Les amis du Sud venus chez nous, c'est sur ce terrain africain qu'il a voulu créer son nouveau spectacle. Plusieurs mois de préparation. «Parce que je suis dans l'alternatif pour mes créations. Et puis on a du traverser Charlie Hebdo. Le Bataclan. C'est d'ailleurs juste après cette date du 13 novembre que nous devions partir. J'ai appelé l'équipe. Leur demandant s'ils voulaient monter dans l'avion. On me disait: on y va! Toute l'équipe était partante. » Comme dans un geste immédiat de révolution et d'espoir.
Le rituel contre le cartésien
Depuis la détresse européenne, l'équipe trouve la douleur burkinabé: « Le pays sortait d'un coup d'état, il fallait travailler en tenant compte du couvre-feu. »
Et c’est vers la sagesse locale que René Georges et son équipe se dirigent. «Visions» tutoie les rituels. Ceux qui guident la spiritualité du pays, et qui combattent «le cartésianisme absolu» de l’Occident. Fort d’un carnet d’adresses nourri sur les chercheurs de l’indicible, et après plusieurs mois de négociation, dans un tempo plus africain, il trouve le contact. Un anthropologue qui ouvre les portes. Deux ans de préparation. C’est lui qui permettra à la troupe de remonter d’un millier d’années, en immersion, pour comprendre comment le non-dit permet d’être mieux dans le présent. La sagesse du griot.

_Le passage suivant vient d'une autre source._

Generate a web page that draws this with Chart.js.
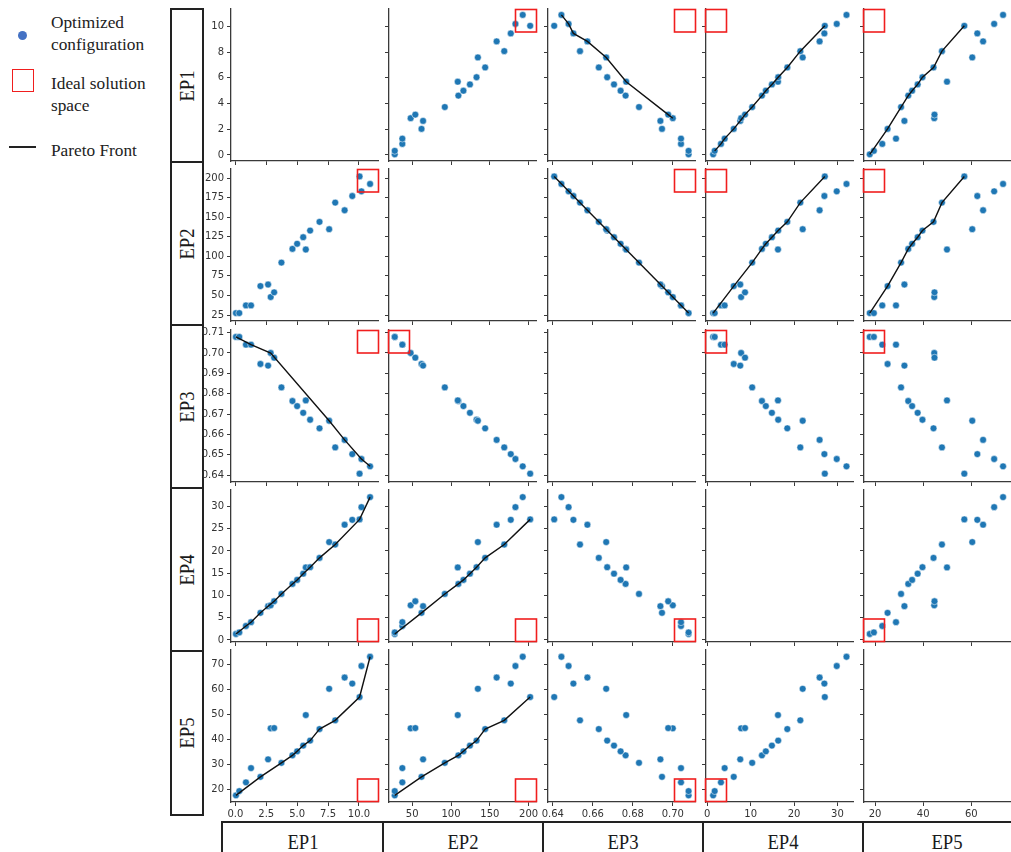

«Visions», qui porte bien son nom, raconte ce voyage entre le gravier que l'on foule et les esprits que l'on peut écouter. « J'ai l'impression de faire ici ma plus belle création». Le spectacle a été présenté là-bas, au Burkina Faso, sur le continent noir. Il doit encore aujourd'hui être accueilli chez nous. Des contacts ont été pris avec le directeur du Théâtre de Namur Patrick Colpé. On attend la réponse.